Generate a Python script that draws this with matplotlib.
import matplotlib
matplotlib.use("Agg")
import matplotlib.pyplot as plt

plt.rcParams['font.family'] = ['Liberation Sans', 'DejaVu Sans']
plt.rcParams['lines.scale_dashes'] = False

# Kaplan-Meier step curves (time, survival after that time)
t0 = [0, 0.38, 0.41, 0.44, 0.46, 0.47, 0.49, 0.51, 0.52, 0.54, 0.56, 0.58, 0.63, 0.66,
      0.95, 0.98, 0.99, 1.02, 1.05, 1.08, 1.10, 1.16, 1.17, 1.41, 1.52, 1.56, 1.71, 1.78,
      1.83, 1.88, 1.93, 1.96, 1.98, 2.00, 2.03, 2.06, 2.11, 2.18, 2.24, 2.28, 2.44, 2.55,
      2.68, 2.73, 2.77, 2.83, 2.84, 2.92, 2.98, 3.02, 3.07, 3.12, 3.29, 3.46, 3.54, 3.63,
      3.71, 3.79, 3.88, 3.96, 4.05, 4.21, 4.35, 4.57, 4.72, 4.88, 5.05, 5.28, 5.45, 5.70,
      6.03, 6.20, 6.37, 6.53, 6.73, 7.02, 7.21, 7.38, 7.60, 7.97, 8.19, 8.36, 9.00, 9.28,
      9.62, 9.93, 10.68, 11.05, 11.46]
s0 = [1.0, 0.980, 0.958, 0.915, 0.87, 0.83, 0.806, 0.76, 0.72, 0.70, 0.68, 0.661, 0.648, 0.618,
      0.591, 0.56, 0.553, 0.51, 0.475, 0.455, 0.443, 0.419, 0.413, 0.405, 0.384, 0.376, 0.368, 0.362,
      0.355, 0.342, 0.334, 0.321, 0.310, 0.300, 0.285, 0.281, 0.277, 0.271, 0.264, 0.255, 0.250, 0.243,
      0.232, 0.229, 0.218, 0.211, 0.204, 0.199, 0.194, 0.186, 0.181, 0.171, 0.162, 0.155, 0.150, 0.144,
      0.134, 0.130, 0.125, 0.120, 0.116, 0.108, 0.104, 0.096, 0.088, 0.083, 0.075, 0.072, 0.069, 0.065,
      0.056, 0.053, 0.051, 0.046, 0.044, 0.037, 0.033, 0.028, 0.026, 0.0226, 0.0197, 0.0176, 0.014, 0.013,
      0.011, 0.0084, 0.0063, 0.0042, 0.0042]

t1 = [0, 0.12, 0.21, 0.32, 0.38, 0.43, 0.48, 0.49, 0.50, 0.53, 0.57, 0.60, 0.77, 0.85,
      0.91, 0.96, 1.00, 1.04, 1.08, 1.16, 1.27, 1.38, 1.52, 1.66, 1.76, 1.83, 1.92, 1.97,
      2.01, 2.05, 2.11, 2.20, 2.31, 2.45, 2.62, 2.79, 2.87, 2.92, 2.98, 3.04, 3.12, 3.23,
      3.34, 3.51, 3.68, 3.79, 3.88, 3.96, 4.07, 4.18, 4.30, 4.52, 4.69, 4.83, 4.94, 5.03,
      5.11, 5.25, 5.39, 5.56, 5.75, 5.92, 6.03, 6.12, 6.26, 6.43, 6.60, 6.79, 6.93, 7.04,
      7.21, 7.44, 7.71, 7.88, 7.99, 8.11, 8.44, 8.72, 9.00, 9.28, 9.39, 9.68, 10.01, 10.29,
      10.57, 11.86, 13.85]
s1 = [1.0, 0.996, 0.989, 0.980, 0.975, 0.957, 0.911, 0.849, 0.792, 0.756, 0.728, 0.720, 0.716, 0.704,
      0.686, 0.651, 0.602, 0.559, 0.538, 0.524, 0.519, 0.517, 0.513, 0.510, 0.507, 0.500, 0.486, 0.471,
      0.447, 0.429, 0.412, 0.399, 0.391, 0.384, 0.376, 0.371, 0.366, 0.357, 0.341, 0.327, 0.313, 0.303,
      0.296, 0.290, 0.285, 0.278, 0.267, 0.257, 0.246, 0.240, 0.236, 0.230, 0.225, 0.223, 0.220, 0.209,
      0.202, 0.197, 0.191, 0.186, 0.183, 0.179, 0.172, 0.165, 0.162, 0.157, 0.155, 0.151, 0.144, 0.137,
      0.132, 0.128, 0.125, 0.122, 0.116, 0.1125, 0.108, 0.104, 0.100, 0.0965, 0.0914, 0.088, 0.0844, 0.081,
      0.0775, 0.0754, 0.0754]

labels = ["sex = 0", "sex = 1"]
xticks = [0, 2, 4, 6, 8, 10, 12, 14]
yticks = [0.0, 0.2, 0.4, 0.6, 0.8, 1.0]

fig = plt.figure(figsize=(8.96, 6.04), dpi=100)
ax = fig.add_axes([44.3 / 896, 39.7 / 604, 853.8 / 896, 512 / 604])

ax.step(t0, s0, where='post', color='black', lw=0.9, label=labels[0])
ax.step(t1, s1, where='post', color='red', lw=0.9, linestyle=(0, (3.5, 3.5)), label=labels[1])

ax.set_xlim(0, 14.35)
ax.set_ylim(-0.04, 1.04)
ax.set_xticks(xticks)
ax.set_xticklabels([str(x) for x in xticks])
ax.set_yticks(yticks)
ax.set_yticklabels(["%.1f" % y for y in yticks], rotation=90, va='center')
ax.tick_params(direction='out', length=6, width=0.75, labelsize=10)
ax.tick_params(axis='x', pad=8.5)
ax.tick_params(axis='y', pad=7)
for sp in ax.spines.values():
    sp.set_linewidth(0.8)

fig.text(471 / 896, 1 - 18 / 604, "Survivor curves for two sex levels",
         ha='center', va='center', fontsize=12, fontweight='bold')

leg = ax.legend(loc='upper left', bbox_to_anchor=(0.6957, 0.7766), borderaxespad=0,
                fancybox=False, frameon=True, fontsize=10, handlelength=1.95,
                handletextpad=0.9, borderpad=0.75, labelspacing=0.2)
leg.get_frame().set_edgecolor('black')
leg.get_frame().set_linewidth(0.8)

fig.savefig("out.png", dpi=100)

→ **Exercise brief**:
Extract all of the material exactly as it is written.

→ **Final result**:
Generate a Python script that draws this with matplotlib.
import matplotlib
matplotlib.use("Agg")
import matplotlib.pyplot as plt

plt.rcParams['font.family'] = ['Liberation Sans', 'DejaVu Sans']
plt.rcParams['lines.scale_dashes'] = False

# Kaplan-Meier step curves (time, survival after that time)
t0 = [0, 0.38, 0.41, 0.44, 0.46, 0.47, 0.49, 0.51, 0.52, 0.54, 0.56, 0.58, 0.63, 0.66,
      0.95, 0.98, 0.99, 1.02, 1.05, 1.08, 1.10, 1.16, 1.17, 1.41, 1.52, 1.56, 1.71, 1.78,
      1.83, 1.88, 1.93, 1.96, 1.98, 2.00, 2.03, 2.06, 2.11, 2.18, 2.24, 2.28, 2.44, 2.55,
      2.68, 2.73, 2.77, 2.83, 2.84, 2.92, 2.98, 3.02, 3.07, 3.12, 3.29, 3.46, 3.54, 3.63,
      3.71, 3.79, 3.88, 3.96, 4.05, 4.21, 4.35, 4.57, 4.72, 4.88, 5.05, 5.28, 5.45, 5.70,
      6.03, 6.20, 6.37, 6.53, 6.73, 7.02, 7.21, 7.38, 7.60, 7.97, 8.19, 8.36, 9.00, 9.28,
      9.62, 9.93, 10.68, 11.05, 11.46]
s0 = [1.0, 0.980, 0.958, 0.915, 0.87, 0.83, 0.806, 0.76, 0.72, 0.70, 0.68, 0.661, 0.648, 0.618,
      0.591, 0.56, 0.553, 0.51, 0.475, 0.455, 0.443, 0.419, 0.413, 0.405, 0.384, 0.376, 0.368, 0.362,
      0.355, 0.342, 0.334, 0.321, 0.310, 0.300, 0.285, 0.281, 0.277, 0.271, 0.264, 0.255, 0.250, 0.243,
      0.232, 0.229, 0.218, 0.211, 0.204, 0.199, 0.194, 0.186, 0.181, 0.171, 0.162, 0.155, 0.150, 0.144,
      0.134, 0.130, 0.125, 0.120, 0.116, 0.108, 0.104, 0.096, 0.088, 0.083, 0.075, 0.072, 0.069, 0.065,
      0.056, 0.053, 0.051, 0.046, 0.044, 0.037, 0.033, 0.028, 0.026, 0.0226, 0.0197, 0.0176, 0.014, 0.013,
      0.011, 0.0084, 0.0063, 0.0042, 0.0042]

t1 = [0, 0.12, 0.21, 0.32, 0.38, 0.43, 0.48, 0.49, 0.50, 0.53, 0.57, 0.60, 0.77, 0.85,
      0.91, 0.96, 1.00, 1.04, 1.08, 1.16, 1.27, 1.38, 1.52, 1.66, 1.76, 1.83, 1.92, 1.97,
      2.01, 2.05, 2.11, 2.20, 2.31, 2.45, 2.62, 2.79, 2.87, 2.92, 2.98, 3.04, 3.12, 3.23,
      3.34, 3.51, 3.68, 3.79, 3.88, 3.96, 4.07, 4.18, 4.30, 4.52, 4.69, 4.83, 4.94, 5.03,
      5.11, 5.25, 5.39, 5.56, 5.75, 5.92, 6.03, 6.12, 6.26, 6.43, 6.60, 6.79, 6.93, 7.04,
      7.21, 7.44, 7.71, 7.88, 7.99, 8.11, 8.44, 8.72, 9.00, 9.28, 9.39, 9.68, 10.01, 10.29,
      10.57, 11.86, 13.85]
s1 = [1.0, 0.996, 0.989, 0.980, 0.975, 0.957, 0.911, 0.849, 0.792, 0.756, 0.728, 0.720, 0.716, 0.704,
      0.686, 0.651, 0.602, 0.559, 0.538, 0.524, 0.519, 0.517, 0.513, 0.510, 0.507, 0.500, 0.486, 0.471,
      0.447, 0.429, 0.412, 0.399, 0.391, 0.384, 0.376, 0.371, 0.366, 0.357, 0.341, 0.327, 0.313, 0.303,
      0.296, 0.290, 0.285, 0.278, 0.267, 0.257, 0.246, 0.240, 0.236, 0.230, 0.225, 0.223, 0.220, 0.209,
      0.202, 0.197, 0.191, 0.186, 0.183, 0.179, 0.172, 0.165, 0.162, 0.157, 0.155, 0.151, 0.144, 0.137,
      0.132, 0.128, 0.125, 0.122, 0.116, 0.1125, 0.108, 0.104, 0.100, 0.0965, 0.0914, 0.088, 0.0844, 0.081,
      0.0775, 0.0754, 0.0754]

labels = ["sex = 0", "sex = 1"]
xticks = [0, 2, 4, 6, 8, 10, 12, 14]
yticks = [0.0, 0.2, 0.4, 0.6, 0.8, 1.0]

fig = plt.figure(figsize=(8.96, 6.04), dpi=100)
ax = fig.add_axes([44.3 / 896, 39.7 / 604, 853.8 / 896, 512 / 604])

ax.step(t0, s0, where='post', color='black', lw=0.9, label=labels[0])
ax.step(t1, s1, where='post', color='red', lw=0.9, linestyle=(0, (3.5, 3.5)), label=labels[1])

ax.set_xlim(0, 14.35)
ax.set_ylim(-0.04, 1.04)
ax.set_xticks(xticks)
ax.set_xticklabels([str(x) for x in xticks])
ax.set_yticks(yticks)
ax.set_yticklabels(["%.1f" % y for y in yticks], rotation=90, va='center')
ax.tick_params(direction='out', length=6, width=0.75, labelsize=10)
ax.tick_params(axis='x', pad=8.5)
ax.tick_params(axis='y', pad=7)
for sp in ax.spines.values():
    sp.set_linewidth(0.8)

fig.text(471 / 896, 1 - 18 / 604, "Survivor curves for two sex levels",
         ha='center', va='center', fontsize=12, fontweight='bold')

leg = ax.legend(loc='upper left', bbox_to_anchor=(0.6957, 0.7766), borderaxespad=0,
                fancybox=False, frameon=True, fontsize=10, handlelength=1.95,
                handletextpad=0.9, borderpad=0.75, labelspacing=0.2)
leg.get_frame().set_edgecolor('black')
leg.get_frame().set_linewidth(0.8)

fig.savefig("out.png", dpi=100)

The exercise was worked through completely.